Task description:
Skip every image and restate the data word for word.

Dataset section:

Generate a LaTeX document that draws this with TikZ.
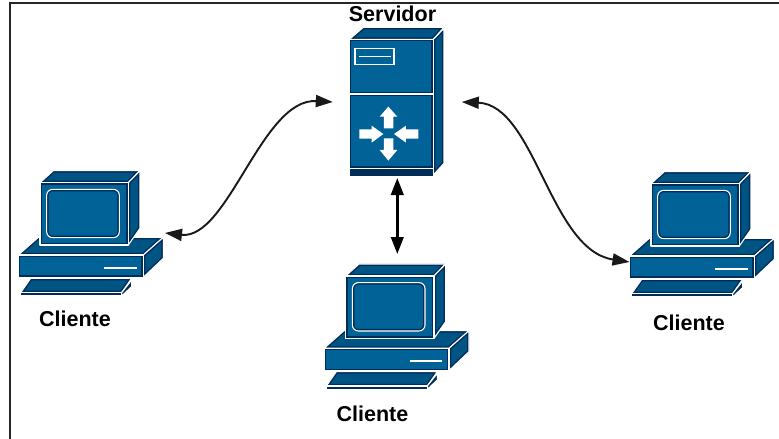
\documentclass[tikz,border=0pt]{standalone}
\usepackage{fontspec}
\setmainfont{Liberation Sans}
\usetikzlibrary{arrows.meta}
\definecolor{facefront}{RGB}{0,98,150}
\definecolor{faceside}{RGB}{0,84,132}
\definecolor{faceedge}{RGB}{0,44,88}
\definecolor{linkcol}{RGB}{25,25,25}
\newcommand{\iconface}[2][facefront]{%
  \begin{scope}
    \clip #2;
    \fill[#1] #2;
    \draw[faceedge,line width=4pt] #2;
  \end{scope}
  \draw[white,line width=1.1pt,line join=round] #2;
}
\newcommand{\pcicon}{%
  \iconface[faceside]{(55,285) -- (115,232) -- (490,232) -- (430,285) -- cycle}
  \iconface[faceside]{(430,285) -- (490,232) -- (490,295) -- (430,352) -- cycle}
  \iconface{(55,285) rectangle (430,352)}
  \draw[white,line width=2.4pt] (313,324) -- (410,324);
  \iconface[faceside]{(120,68) -- (160,32) -- (420,32) -- (385,68) -- cycle}
  \iconface[faceside]{(385,68) -- (420,32) -- (420,205) -- (385,255) -- cycle}
  \iconface{(120,68) rectangle (385,255)}
  \iconface{[rounded corners=6pt] (140,88) rectangle (358,233)}
  \iconface[faceside]{(62,398) -- (92,355) -- (395,355) -- (365,398) -- cycle}
  \iconface[faceedge]{(365,398) -- (395,360) -- (395,380) -- (365,408) -- cycle}
  \iconface[faceedge]{(62,398) rectangle (365,408)}
}
\tikzset{
  anchorbox/.style={draw=none,fill=none,inner sep=0pt,outer sep=0pt},
  caption/.style={font=\fontsize{21.5pt}{24pt}\selectfont\bfseries,text=black,inner sep=0pt},
  link/.style={draw=linkcol,line width=1.9pt,{Triangle[length=17pt,width=12pt]}-{Triangle[length=17pt,width=12pt]}},
  stem/.style={draw=black,line width=2.6pt,{Triangle[length=17pt,width=12.5pt]}-{Triangle[length=17pt,width=12.5pt]}},
  frameline/.style={draw=black!85,line width=1.3pt},
  cross/.style={fill=white,draw=none}
}
\begin{document}
\begin{tikzpicture}[x=1pt,y=-1pt]
\useasboundingbox (0,0) rectangle (779,439);
\fill[white] (0,0) rectangle (779,439);
\coordinate (fa) at (779,3);
\coordinate (fb) at (10,3);
\coordinate (fc) at (10,439);
\draw[frameline] (fa) -- (fb) -- (fc);

% server
\begin{scope}[shift={(320,0)},x=0.3333pt,y=-0.3333pt]
  \iconface[faceside]{(88,118) -- (130,82) -- (372,82) -- (340,118) -- cycle}
  \iconface[faceside]{(340,118) -- (372,85) -- (372,490) -- (340,525) -- cycle}
  \iconface{(88,118) rectangle (340,282)}
  \iconface{(88,282) rectangle (340,505)}
  \iconface[faceedge]{(88,505) rectangle (340,531)}
  \draw[white,line width=1.3pt] (105,146) rectangle (222,193);
  \draw[white,line width=1.3pt] (118,170) -- (212,170);
  \fill[cross] (192,385) -- (192,350) -- (179,350) -- (205,320) -- (232,350) -- (220,350) -- (220,385) -- cycle;
  \fill[cross] (192,415) -- (192,450) -- (179,450) -- (205,482) -- (232,450) -- (220,450) -- (220,415) -- cycle;
  \fill[cross] (118,388) -- (155,388) -- (155,377) -- (190,402) -- (155,428) -- (155,416) -- (118,416) -- cycle;
  \fill[cross] (295,388) -- (258,388) -- (258,377) -- (222,402) -- (258,428) -- (258,416) -- (295,416) -- cycle;
\end{scope}

% clients
\begin{scope}[shift={(0,160)},x=0.3333pt,y=-0.3333pt]\pcicon\end{scope}
\begin{scope}[shift={(305.7,253.3)},x=0.3333pt,y=-0.3333pt]\pcicon\end{scope}
\begin{scope}[shift={(611,161)},x=0.3333pt,y=-0.3333pt]\pcicon\end{scope}

% invisible boxes the connectors attach to
\node[anchorbox,minimum width=129pt,minimum height=152pt] (server) at (397.3,102) {};
\node[anchorbox,minimum width=148pt,minimum height=128pt] (pca) at (91,233) {};
\node[anchorbox,minimum width=148pt,minimum height=136pt] (pcb) at (397,322) {};
\node[anchorbox,minimum width=146pt,minimum height=184pt] (pcc) at (702.5,262) {};

% captions
\node[caption] (lserver) at (392.5,14) {Servidor};
\node[caption] (lpca) at (75,319) {Cliente};
\node[caption] (lpcb) at (372.5,414) {Cliente};
\node[caption] (lpcc) at (689,323) {Cliente};

% connectors
\draw[link] (server.west) .. controls (262,98) and (228,240) .. (pca.east);
\draw[link] (server.east) .. controls (535,105) and (550,250) .. (pcc.west);
\draw[stem] (server.south) -- (server.south |- pcb.north);
\end{tikzpicture}
\end{document}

In response:
Generate a LaTeX document that draws this with TikZ.
\documentclass[tikz,border=0pt]{standalone}
\usepackage{fontspec}
\setmainfont{Liberation Sans}
\usetikzlibrary{arrows.meta}
\definecolor{facefront}{RGB}{0,98,150}
\definecolor{faceside}{RGB}{0,84,132}
\definecolor{faceedge}{RGB}{0,44,88}
\definecolor{linkcol}{RGB}{25,25,25}
\newcommand{\iconface}[2][facefront]{%
  \begin{scope}
    \clip #2;
    \fill[#1] #2;
    \draw[faceedge,line width=4pt] #2;
  \end{scope}
  \draw[white,line width=1.1pt,line join=round] #2;
}
\newcommand{\pcicon}{%
  \iconface[faceside]{(55,285) -- (115,232) -- (490,232) -- (430,285) -- cycle}
  \iconface[faceside]{(430,285) -- (490,232) -- (490,295) -- (430,352) -- cycle}
  \iconface{(55,285) rectangle (430,352)}
  \draw[white,line width=2.4pt] (313,324) -- (410,324);
  \iconface[faceside]{(120,68) -- (160,32) -- (420,32) -- (385,68) -- cycle}
  \iconface[faceside]{(385,68) -- (420,32) -- (420,205) -- (385,255) -- cycle}
  \iconface{(120,68) rectangle (385,255)}
  \iconface{[rounded corners=6pt] (140,88) rectangle (358,233)}
  \iconface[faceside]{(62,398) -- (92,355) -- (395,355) -- (365,398) -- cycle}
  \iconface[faceedge]{(365,398) -- (395,360) -- (395,380) -- (365,408) -- cycle}
  \iconface[faceedge]{(62,398) rectangle (365,408)}
}
\tikzset{
  anchorbox/.style={draw=none,fill=none,inner sep=0pt,outer sep=0pt},
  caption/.style={font=\fontsize{21.5pt}{24pt}\selectfont\bfseries,text=black,inner sep=0pt},
  link/.style={draw=linkcol,line width=1.9pt,{Triangle[length=17pt,width=12pt]}-{Triangle[length=17pt,width=12pt]}},
  stem/.style={draw=black,line width=2.6pt,{Triangle[length=17pt,width=12.5pt]}-{Triangle[length=17pt,width=12.5pt]}},
  frameline/.style={draw=black!85,line width=1.3pt},
  cross/.style={fill=white,draw=none}
}
\begin{document}
\begin{tikzpicture}[x=1pt,y=-1pt]
\useasboundingbox (0,0) rectangle (779,439);
\fill[white] (0,0) rectangle (779,439);
\coordinate (fa) at (779,3);
\coordinate (fb) at (10,3);
\coordinate (fc) at (10,439);
\draw[frameline] (fa) -- (fb) -- (fc);

% server
\begin{scope}[shift={(320,0)},x=0.3333pt,y=-0.3333pt]
  \iconface[faceside]{(88,118) -- (130,82) -- (372,82) -- (340,118) -- cycle}
  \iconface[faceside]{(340,118) -- (372,85) -- (372,490) -- (340,525) -- cycle}
  \iconface{(88,118) rectangle (340,282)}
  \iconface{(88,282) rectangle (340,505)}
  \iconface[faceedge]{(88,505) rectangle (340,531)}
  \draw[white,line width=1.3pt] (105,146) rectangle (222,193);
  \draw[white,line width=1.3pt] (118,170) -- (212,170);
  \fill[cross] (192,385) -- (192,350) -- (179,350) -- (205,320) -- (232,350) -- (220,350) -- (220,385) -- cycle;
  \fill[cross] (192,415) -- (192,450) -- (179,450) -- (205,482) -- (232,450) -- (220,450) -- (220,415) -- cycle;
  \fill[cross] (118,388) -- (155,388) -- (155,377) -- (190,402) -- (155,428) -- (155,416) -- (118,416) -- cycle;
  \fill[cross] (295,388) -- (258,388) -- (258,377) -- (222,402) -- (258,428) -- (258,416) -- (295,416) -- cycle;
\end{scope}

% clients
\begin{scope}[shift={(0,160)},x=0.3333pt,y=-0.3333pt]\pcicon\end{scope}
\begin{scope}[shift={(305.7,253.3)},x=0.3333pt,y=-0.3333pt]\pcicon\end{scope}
\begin{scope}[shift={(611,161)},x=0.3333pt,y=-0.3333pt]\pcicon\end{scope}

% invisible boxes the connectors attach to
\node[anchorbox,minimum width=129pt,minimum height=152pt] (server) at (397.3,102) {};
\node[anchorbox,minimum width=148pt,minimum height=128pt] (pca) at (91,233) {};
\node[anchorbox,minimum width=148pt,minimum height=136pt] (pcb) at (397,322) {};
\node[anchorbox,minimum width=146pt,minimum height=184pt] (pcc) at (702.5,262) {};

% captions
\node[caption] (lserver) at (392.5,14) {Servidor};
\node[caption] (lpca) at (75,319) {Cliente};
\node[caption] (lpcb) at (372.5,414) {Cliente};
\node[caption] (lpcc) at (689,323) {Cliente};

% connectors
\draw[link] (server.west) .. controls (262,98) and (228,240) .. (pca.east);
\draw[link] (server.east) .. controls (535,105) and (550,250) .. (pcc.west);
\draw[stem] (server.south) -- (server.south |- pcb.north);
\end{tikzpicture}
\end{document}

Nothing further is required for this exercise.